Four Kenyan tech companies Chiro, Kambare, Kilimo Africa and Rafiki Carbon pitched their solutions in a hackathon to eliminate Food Insecurity and to promote Waste Management. The judges of the event were Jana Lessenich, CEO Yunus Social Business; Susan W. Ngalawa, the Regional Director for East Africa at Yunus Social Business; and Maria Palmeri, the Managing Partner, Grameen Creative lab.

For Food security, the challenge included showing how tech can be leveraged to mobilize information and optimize food distribution between food-secure and food-insecure areas as well to align food supply with food demand by providing farmers with the relevant information.

On the other hand, under Waste Management, participants had to have designed a smart waste collection system that allows citizens to segregate the various types of waste to be disposed of and to enable county governments to effectively collect and dispose waste to other partners for recycling.

The winner of the Hackathon was Kilimo Africa- a company that offers trainings to farmer groups and individuals, trainings to farm managers, soil testing services, mobile and on farm consultancy, farm layout plans as well as farm budgeting for all enterprises and development fertilizer and spray programs.

The judges found their concept to have potential for impact and scale, their business model scalable and included a solution to farmers and the entire ecosystem. Kilimo Africa will benefit from a mentorship program by Yunus Social Business that will help them refine their business model and position them for funding.

Yunus Social Business (YSB) was founded to harness the power of businesses to finance and grow social businesses in East Africa, Latin America and India, and to tackle poverty and the climate crisis. In addition, YSB brings corporate purpose to life by co-creating new social business ventures, and helping corporations collaborate with innovative social businesses.

Globally, the YSB portfolio includes 53 social businesses and over $13m funds while in Kenya, has committed over $3 million to five businesses in Kenya within three sectors- energy, financial services, and waste management. Beneficiaries in Kenya include Burn Manufacturing, Deevabits Green Energy (DGE) and Waste Electrical & Electronic Equipment Centre (WEEE Centre)

The impact gained so far includes 717 incomes supported, 42,000 customers have been served and 2.5m tons of CO2 averted.

Yunus Social Business was founded in Germany in 2011 by Prof. Muhammad Yunus, Saskia Bruysten and Sophie Eisemann to expand on the success of social business from Bangladesh and ignite it around the world. In 1983, Prof. Muhammad Yunus created the Grameen Bank, beginning a microfinance revolution which in 2006 earned him one of humanity’s most prestigious awards, the Nobel Peace Prize.

Grameen grew from a microcredit bank into a group of enterprises created with the specific intention of solving human problems. These embodied the first cases of a new, emerging model: social business.

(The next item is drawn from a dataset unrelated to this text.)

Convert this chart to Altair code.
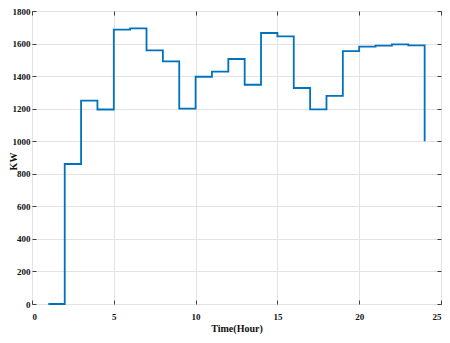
import altair as alt
import pandas as pd

hours = list(range(1, 25)) + [24]
kw = [0, 860, 1250, 1195, 1685, 1693, 1558, 1490, 1200, 1396, 1427, 1505,
      1347, 1665, 1644, 1327, 1196, 1278, 1554, 1581, 1587, 1595, 1589, 1589, 1000]
x_ticks = [0, 5, 10, 15, 20, 25]
y_ticks = list(range(0, 1801, 200))

df = pd.DataFrame({"hour": hours, "kw": kw, "idx": list(range(len(hours)))})

FONT = "Liberation Serif"
AX = "#404040"
W, H = 409, 293

xs = alt.Scale(domain=[0, 25], nice=False, zero=False)
ys = alt.Scale(domain=[0, 1800], nice=False)

main = alt.Chart(df).mark_line(interpolate="step-after", color="#0072BD", strokeWidth=1.8).encode(
    x=alt.X("hour:Q", scale=xs, axis=alt.Axis(
        values=x_ticks, format="d", title="Time(Hour)", orient="bottom", offset=-4, tickSize=4,
        labelPadding=8, domain=False, grid=True, gridColor="#e3e3e3",
        tickColor=AX, labelColor="#111", titleX=W / 2, titleY=28.5,
        titleBaseline="middle", titleAlign="center")),
    y=alt.Y("kw:Q", scale=ys, axis=alt.Axis(
        values=y_ticks, format="d", title="KW", orient="left", offset=-4, tickSize=4,
        labelPadding=2, domain=False, grid=True, gridColor="#e3e3e3",
        tickColor=AX, labelColor="#111", titleX=-23, titleY=150,
        titleAngle=-90, titleBaseline="middle", titleAlign="center")),
    order="idx:Q",
)

mirror = alt.Chart(df).mark_line(strokeOpacity=0).encode(
    x=alt.X("hour:Q", scale=xs, axis=alt.Axis(
        values=x_ticks, orient="top", offset=-4, tickSize=4, labels=False,
        domain=False, grid=False, tickColor=AX, title=None)),
    y=alt.Y("kw:Q", scale=ys, axis=alt.Axis(
        values=y_ticks, orient="right", offset=-4, tickSize=4, labels=False,
        domain=False, grid=False, tickColor=AX, title=None)),
    order="idx:Q",
)

chart = alt.layer(main, mirror).resolve_axis(x="independent", y="independent").properties(
    width=W, height=H,
    autosize=alt.AutoSizeParams(type="none"),
    padding={"left": 24, "top": 3, "right": 1, "bottom": 31},
).configure_view(stroke=AX, strokeWidth=1).configure_axis(
    labelFont=FONT, titleFont=FONT, labelFontSize=9, titleFontSize=10,
    labelFontWeight="bold", titleFontWeight="bold", titleColor="#111",
)

chart.save("out.html", embed_options={"renderer": "svg", "actions": False})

Prof Muhammad Yunus co-founded Yunus Social Business and currently serves as the Chairman of the Board. He is the founder of Grameen Bank and father of microcredit, an economic movement that has helped lift millions of families around the world out of poverty. Today, Grameen Bank has over 8.4 million members—97 per cent of who are female—and has lent over $12.5 billion since its inception. In 2006, the Norwegian Nobel Committee jointly awarded the Nobel Prize in Peace to Professor Yunus and Grameen Bank “for their efforts to create economic and social development from below.”

Professor Yunus is also the creator of social business and since 2006 has focused on spreading and implementing the concept. He has written four books about micro-lending and social business: “Banker to the Poor” (2003), “A World without Poverty: Social Business and the Future of Capitalism” (2008) and “Building Social Business” (2010) and “A World of Three Zeros” (2017).

Among Professor Yunus’ many awards and honors he has received all three highest US Civilian awards (Presidential Citizens Medal, the Presidential Medal of Freedom and the Congressional Gold Medal). Thereby he is one of only seven people in history that has received these awards, along with recipients Martin Luther King Jr., Mother Teresa or Nelson Mandela. In 2009, Forbes named Prof Yunus one of its “10 Most Influential Business Gurus.”